──────── Provided data ────────

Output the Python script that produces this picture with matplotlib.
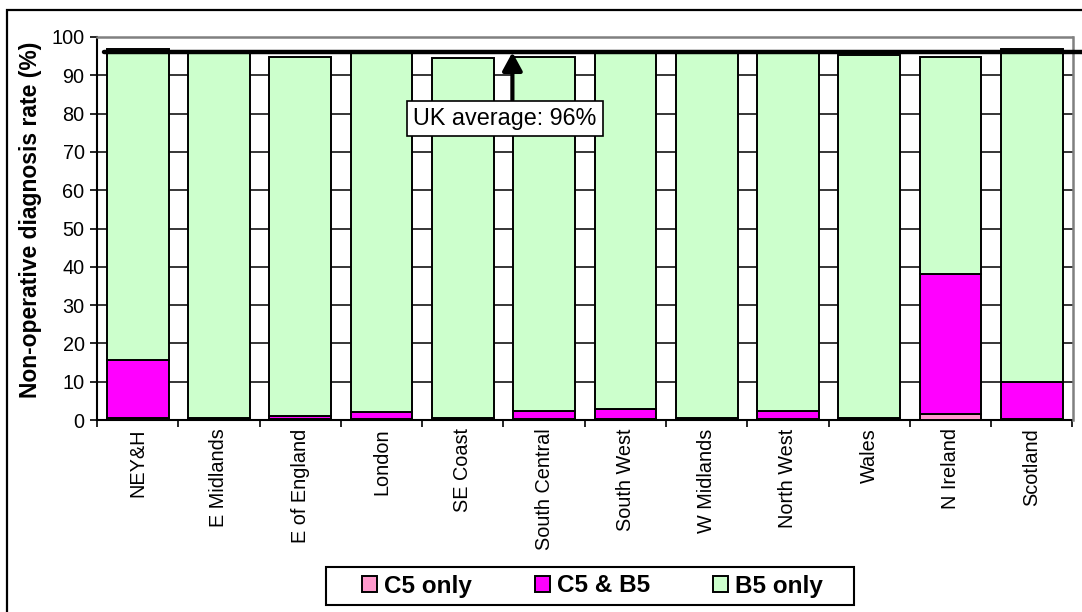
import matplotlib
matplotlib.use("Agg")
import matplotlib.pyplot as plt
from matplotlib.patches import Rectangle
import numpy as np

plt.rcParams['font.family'] = ['Liberation Sans', 'DejaVu Sans']

regions = ["NEY&H", "E Midlands", "E of England", "London", "SE Coast",
           "South Central", "South West", "W Midlands", "North West",
           "Wales", "N Ireland", "Scotland"]
c5_only = [0.4, 0.2, 0.3, 0.3, 0.2, 0.3, 0.3, 0.2, 0.3, 0.2, 1.5, 0.3]
c5_and_b5 = [15.2, 0.2, 0.8, 1.8, 0.2, 2.1, 2.6, 0.2, 2.1, 0.2, 36.6, 9.7]
b5_only = [81.3, 95.8, 93.8, 94.1, 94.0, 92.5, 93.1, 95.6, 93.9, 94.9, 56.8, 86.9]
uk_average = 96
series_names = ["C5 only", "C5 & B5", "B5 only"]
series_colors = ["#FF99CC", "#FF00FF", "#CCFFCC"]

W, H = 1082, 612
fig = plt.figure(figsize=(W / 100, H / 100), dpi=100)
ax = fig.add_axes([97 / W, 1 - 420 / H, (1072.5 - 97) / W, (420 - 37) / H])

x = np.arange(len(regions))
bottom = np.zeros(len(regions))
for vals, name, col in zip([c5_only, c5_and_b5, b5_only], series_names, series_colors):
    ax.bar(x, vals, bottom=bottom, width=0.76, color=col, edgecolor="black",
           linewidth=1.4, label=name, zorder=3)
    bottom += np.array(vals)

ax.set_xlim(-0.5, len(regions) - 0.5)
ax.set_ylim(0, 100)
ax.set_yticks(np.arange(0, 101, 10))
ax.yaxis.grid(True, color="black", linewidth=1.1, zorder=0)
ax.set_axisbelow(True)

# category ticks sit on the boundaries, labels at the centres
ax.set_xticks(np.arange(-0.5, len(regions), 1.0))
ax.set_xticklabels([])
ax.set_xticks(x, minor=True)
ax.set_xticklabels(regions, minor=True, rotation=90, fontsize=14.3, va="top")
ax.tick_params(axis="x", which="minor", length=0, pad=6)
ax.tick_params(axis="x", which="major", length=5, width=1.2, direction="out")
ax.tick_params(axis="y", length=5, width=1.2, direction="out", labelsize=14.3, pad=4)

for side in ("top", "right"):
    ax.spines[side].set_color("#808080")
    ax.spines[side].set_linewidth(1.8)
    ax.spines[side].set_zorder(5)
for side in ("left", "bottom"):
    ax.spines[side].set_color("black")
    ax.spines[side].set_linewidth(1.5)

ax.set_ylabel("Non-operative diagnosis rate (%)", fontsize=16.5, fontweight="bold")
ax.yaxis.set_label_coords(-(97 - 42) / (1072.5 - 97), 0.522)

# UK average reference line
ax.plot([-0.41, 11.66], [uk_average, uk_average], color="black", linewidth=3.2,
        solid_capstyle="round", clip_on=False, zorder=6)

ax.annotate("", xy=(4.61, uk_average), xytext=(4.61, 83.5),
            arrowprops=dict(arrowstyle="-|>,head_length=0.55,head_width=0.3",
                            color="black", lw=3, mutation_scale=20,
                            shrinkA=0, shrinkB=0),
            zorder=7)
ax.text(4.52, 78.7, f"UK average: {uk_average}%", fontsize=16.8, ha="center",
        va="center", zorder=8,
        bbox=dict(boxstyle="square,pad=0.26", facecolor="white",
                  edgecolor="black", linewidth=1.2))

# legend box below the category labels
fig.patches.append(Rectangle((326 / W, 1 - 605 / H), (854 - 326) / W, 38 / H,
                             transform=fig.transFigure, facecolor="white",
                             edgecolor="black", linewidth=1.5))
leg = fig.legend(loc="center", bbox_to_anchor=(592.5 / W, 1 - 586 / H), ncol=3,
                 prop=dict(size=17.5, weight="bold"), frameon=False,
                 handlelength=0.62, handleheight=0.62,
                 handletextpad=0.29, columnspacing=2.6, borderpad=0.2)

# outer chart border
fig.patches.append(Rectangle((7 / W, -0.1), 1.2, 1.1 - 10 / H,
                             transform=fig.transFigure, fill=False,
                             edgecolor="black", linewidth=1.6))

fig.savefig("out.png", dpi=100)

────────

--- Your task ---
Report each line of the material above where the word "matplotlib" appears.

--- Complete output ---
Output the Python script that produces this picture with matplotlib.
import matplotlib
matplotlib.use("Agg")
import matplotlib.pyplot as plt
from matplotlib.patches import Rectangle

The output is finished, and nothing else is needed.